Screened as part of NZIFF 2001

La Spagnola 2001

Directed by Steve Jacobs

90 minutes 35mm

Director

Production Co

Wild Strawberries Productions

Producer/Screenplay

Anna-Maria Monticelli

Photography

Steve Arnold

Editor

Alexandre De Franceshi

Production Designer

Dee Molineaux

Costume Designer

Margot Wilson

Music

Cezary Skubiszewski

With

Lola Marceli (Lola)
,
Alice Ansara (Lucia)
,
Lourdes Bartolome (Manola)
,
Alex Dimitriades (Stefano)
,
Simon Palomare (Ricardo)
,
Silvio Ofria (Bruno)
,
Gabrielle Marsella (Maria)
,
Helen Thomson (Wendy)
,
Armida Croccolo (Maria's mother)
,
Nino Lo Giudice (Renato)
,
Tony Barry (Dr Knuckey)
,
Antonietta Morgillo (Ada)
,
John Barresi (Antonio)

Elsewhere

This bold, bittersweet comedy about growing up Australian with a stunningly beautiful, flamboyantly bad Spanish mother comes to us direct from its world première at the Sydney Film Festival. Writer/producer Anna-Maria Monticelli is already known in New Zealand as Anna Jamison, the actress who played the adulterous woman in Smash Palace. She was born in Morocco to an Italian-French father and Spanish mother, and did her growing up in Australia. Her fresh, irreverent approach to assimilation issues displays all the assurance of the extremely well-informed. The film is directed with appropriate gusto by her husband Steve Jacobs. — BG

1960s Australia, not the swinging city, but a dusty fibro surrounded by sun-browned grass with an oil refinery as a backdrop. Lola (Lola Marceli) is very much the exotic Spanish woman, defiantly serving chorizos in a land of roast lamb and veggies. But her husband, Ricardo, has had enough of her tempestuous ways. He heads for calmer waters with his all-Australian mistress, Wendy, and the family savings. Lola and her adolescent daughter, Lucia (Alice Ansara in her début feature), are left with a goat, a flock of pigeons and one very empty refrigerator.

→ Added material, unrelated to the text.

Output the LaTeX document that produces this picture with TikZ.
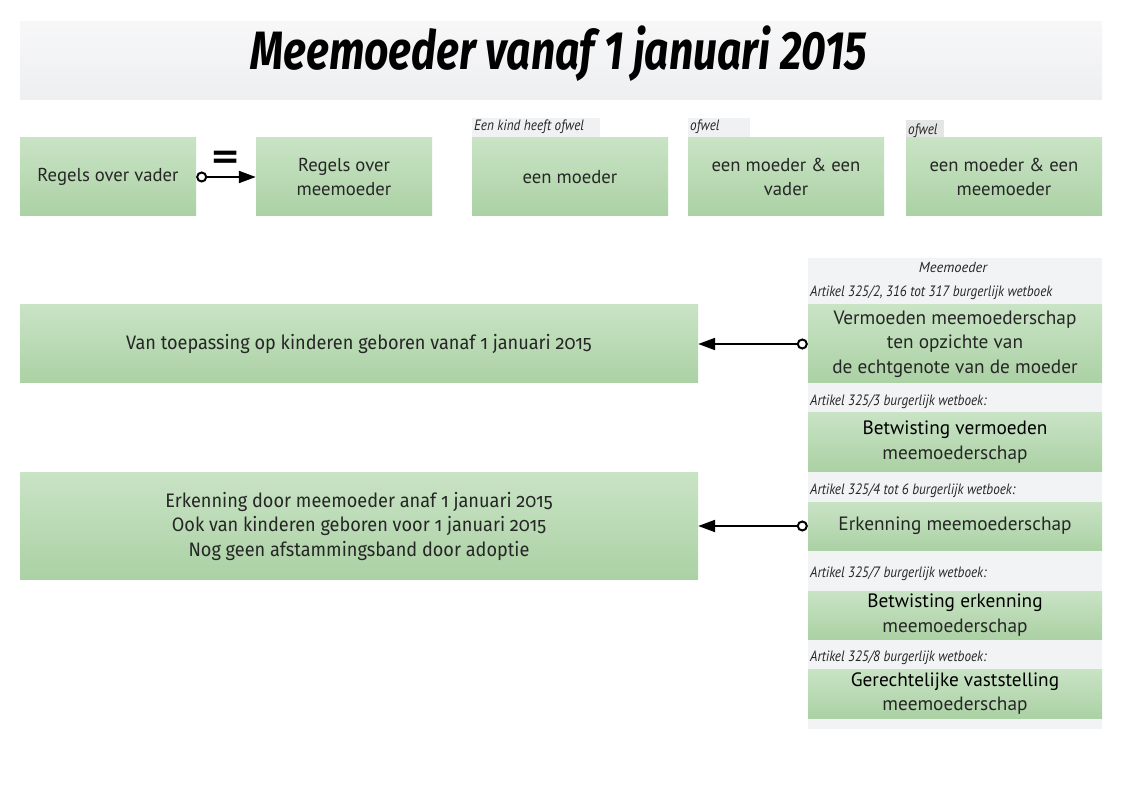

The feisty Lola struggles on, but boy, is she angry – and plenty of that temper lands on Lucia, who like any good daughter adores her father and misses him terribly. When Lola’s eccentric sister arrives, Lucia has a taste of what family life could be, but it’s all too brief. Lola’s passionate lust for revenge, fuelled in part by Ricardo’s purchase of a shiny new automobile (not to mention blonde Wendy cruising by at the wheel), is driving a wedge between mother and daughter. Lola’s procession of lovers widens the rift, especially when the oh-so-sexy Stefano (Alex Dimitriades) seems just as interested in Lucia as in her mother. This comical tale of love and survival is laced with a liberal amount of Mediterranean locura. — Gayle Lake, Sydney Film Festival 2001.